Он успел прикрыться ладонью, но кожа на ней вздулась пузырём, а волосы едва не вспыхнули. Ярко-красная бабочка втянула хоботок и вспыхнула жёлтым огнём – и весь огненный рой сорвался с ветвей. Тонкие струи огня ударились в броню Речника, он попятился, прикрывая глаза.
– Камса!!! – заорали за спиной, в стаю огнёвок влетел багровый шар и взорвался, насекомые брызнули в разные стороны, но тут же перестроились и уже двумя огромными стаями двинулись к Речнику. Его схватили за пояс, оттаскивая назад. Он вздрогнул, помотал головой и выставил руку вперёд.
– Ал-лийн!
Потоки огня ударились о водяной щит, повалил пар. Фрисс покрутил полупрозрачный диск на вытянутых пальцах – полетели брызги, залитые листья Тунги зашипели. Речник шагнул вперёд, раскручивая водяной щит. Кто-то охнул и сильнее дёрнул его за пояс.
– Летучее пламя! Ты смерти ищешь?!
– Сейчас улетят, – отмахнулся Речник, обрушивая сгусток воды на прижатую к земле стаю. Ему ошпарило руку. Дерево сердито загудело, он поднял взгляд и вслух помянул тёмных богов. На него напали не все огнёвки – едва ли двадцатая часть. А вот сейчас вся раскалённая стая развернула крылья.
– Вайнег меня дери! – Фрисс в два прыжка долетел до каменного гребня, оплетённого корнями Тунги, и растянулся на земле, выставив над собой водяной щит и затолкав под него Тарикчу. Следом влетели Нкуву и Акитса с лицами, серыми, как гранит.
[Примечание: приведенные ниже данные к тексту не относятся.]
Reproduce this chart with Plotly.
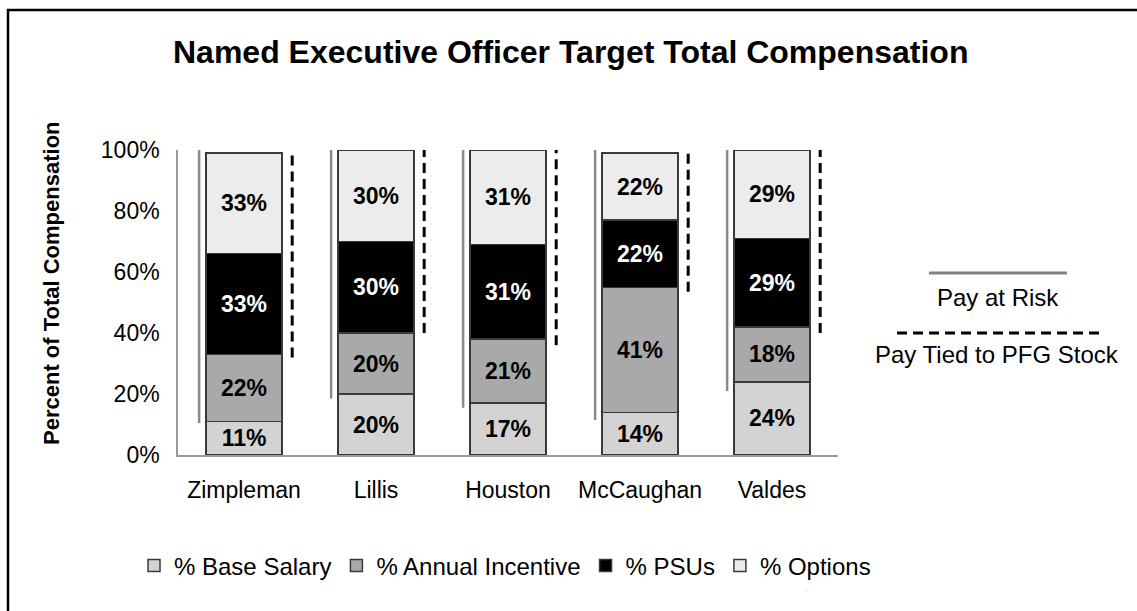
import plotly.graph_objects as go

# ---- data ----
names = ["Zimpleman", "Lillis", "Houston", "McCaughan", "Valdes"]
base_salary = [11, 20, 17, 14, 24]
annual_incentive = [22, 20, 21, 41, 18]
psus = [33, 30, 31, 22, 29]
options = [33, 30, 31, 22, 29]
# vertical bracket lines (percent values)
risk_from = [10.5, 18.5, 15.5, 11.5, 21]
stock_from = [32, 40, 36, 53.5, 40]
bracket_top = [100, 100, 100, 100, 100]
y_ticks = [0, 20, 40, 60, 80, 100]
y_tick_labels = [f"{v}%" for v in y_ticks]

series = [
    ("% Base Salary", base_salary, "#d3d3d3", "#000000"),
    ("% Annual Incentive", annual_incentive, "#a9a9a9", "#000000"),
    ("% PSUs", psus, "#000000", "#ffffff"),
    ("% Options", options, "#ececec", "#000000"),
]

FONT = "Liberation Sans, Arial, Helvetica, sans-serif"
W, H = 1137, 611
L, R, T, B = 178, 299, 150, 156
PW, PH = W - L - R, H - T - B


def px_x(p):
    return (p - L) / PW


def px_y(p):
    return (H - B - p) / PH


xs = list(range(len(names)))
BAR_W = 0.575

fig = go.Figure()
for name, vals, color, tcolor in series:
    fig.add_trace(go.Bar(
        x=xs, y=vals, name=name, width=BAR_W,
        marker=dict(color=color, line=dict(color="#3a3a3a", width=1.5)),
        text=[f"{v}%" for v in vals], textposition="inside",
        insidetextanchor="middle", textangle=0,
        textfont=dict(family=FONT, size=23, color=tcolor, weight="bold"),
        hoverinfo="skip",
    ))

# bracket lines
sx, sy, dx, dy = [], [], [], []
for i in xs:
    sx += [i - 0.34, i - 0.34, None]
    sy += [risk_from[i], bracket_top[i], None]
    dx += [i + 0.365, i + 0.365, None]
    dy += [stock_from[i], bracket_top[i], None]
fig.add_trace(go.Scatter(x=sx, y=sy, mode="lines", showlegend=False,
                         line=dict(color="#8a8a8a", width=2.5), cliponaxis=False, hoverinfo="skip"))
fig.add_trace(go.Scatter(x=dx, y=dy, mode="lines", showlegend=False,
                         line=dict(color="#000000", width=3, dash="10px,6px"), cliponaxis=False,
                         hoverinfo="skip"))

shapes = [
    # outer frame
    dict(type="rect", xref="paper", yref="paper",
         x0=px_x(8), x1=px_x(W + 20), y0=px_y(H + 20), y1=px_y(10),
         line=dict(color="#000000", width=2.5), fillcolor="rgba(0,0,0,0)", layer="below"),
    # right-side legend lines
    dict(type="line", xref="paper", yref="paper",
         x0=px_x(929), x1=px_x(1067), y0=px_y(273), y1=px_y(273),
         line=dict(color="#808080", width=3)),
    dict(type="line", xref="paper", yref="paper",
         x0=px_x(897), x1=px_x(1100), y0=px_y(333), y1=px_y(333),
         line=dict(color="#000000", width=3, dash="10px,6px")),
]

annotations = [
    dict(text="<b>Named Executive Officer Target Total Compensation</b>",
         xref="paper", yref="paper", x=px_x(570), y=px_y(52),
         xanchor="center", yanchor="middle", showarrow=False,
         font=dict(family=FONT, size=32, color="#000000")),
    dict(text="<b>Percent of Total Compensation</b>", textangle=-90,
         xref="paper", yref="paper", x=px_x(51), y=px_y(283),
         xanchor="center", yanchor="middle", showarrow=False,
         font=dict(family=FONT, size=22, color="#000000")),
    dict(text="Pay at Risk", xref="paper", yref="paper", x=px_x(998), y=px_y(297),
         xanchor="center", yanchor="middle", showarrow=False,
         font=dict(family=FONT, size=24, color="#000000")),
    dict(text="Pay Tied to PFG Stock", xref="paper", yref="paper", x=px_x(997), y=px_y(354),
         xanchor="center", yanchor="middle", showarrow=False,
         font=dict(family=FONT, size=24, color="#000000")),
]

fig.update_layout(
    width=W, height=H,
    margin=dict(l=L, r=R, t=T, b=B, pad=0),
    paper_bgcolor="#ffffff", plot_bgcolor="#ffffff",
    barmode="stack",
    font=dict(family=FONT, size=23, color="#000000"),
    showlegend=True,
    legend=dict(orientation="h", x=px_x(134), y=px_y(566), xanchor="left", yanchor="middle",
                font=dict(family=FONT, size=24, color="#000000"), traceorder="normal",
                itemwidth=30, bgcolor="rgba(0,0,0,0)"),
    xaxis=dict(range=[-0.5, len(names) - 0.5], tickmode="array", tickvals=xs, ticktext=names,
               showline=True, linecolor="#9a9a9a", linewidth=1.5, showgrid=False, zeroline=False,
               ticks="outside", ticklen=14, tickcolor="rgba(0,0,0,0)",
               tickfont=dict(family=FONT, size=23, color="#000000"), fixedrange=True),
    yaxis=dict(range=[0, 100], tickmode="array", tickvals=y_ticks, ticktext=y_tick_labels,
               showline=True, linecolor="#9a9a9a", linewidth=1.5, showgrid=False, zeroline=False,
               ticks="outside", ticklen=12, tickcolor="rgba(0,0,0,0)",
               tickfont=dict(family=FONT, size=23, color="#000000"), fixedrange=True),
    shapes=shapes,
    annotations=annotations,
    uniformtext=dict(minsize=23, mode="show"),
)

fig.write_html("out.html", config={"displayModeBar": False})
Охотник размахивал мешочком, в котором что-то брякало.
– Здесь пламя летает! – прошептал с ужасом в глазах Нкуву. Сквозь трепещущий водяной диск видны были багровые полосы на небе – бабочки кружили над развалинами, то собираясь в огромный шар, то распадаясь на клинья. Речник сменил руку и посмотрел на обожжённую ладонь. Правая рука, почти оттаявшая, под тяжестью щита тряслась, но чувствительность к ней возвращалась быстро, а вот левая…
– В-водяной Стрелок, ты всегда так д-делаешь? – в глаза ему смотрел, шевеля усами, Тарикча.
– Последний год на меня все кидаются на ровном месте, – проворчал Речник, отводя глаза. – На кой мне нужны их яйца?!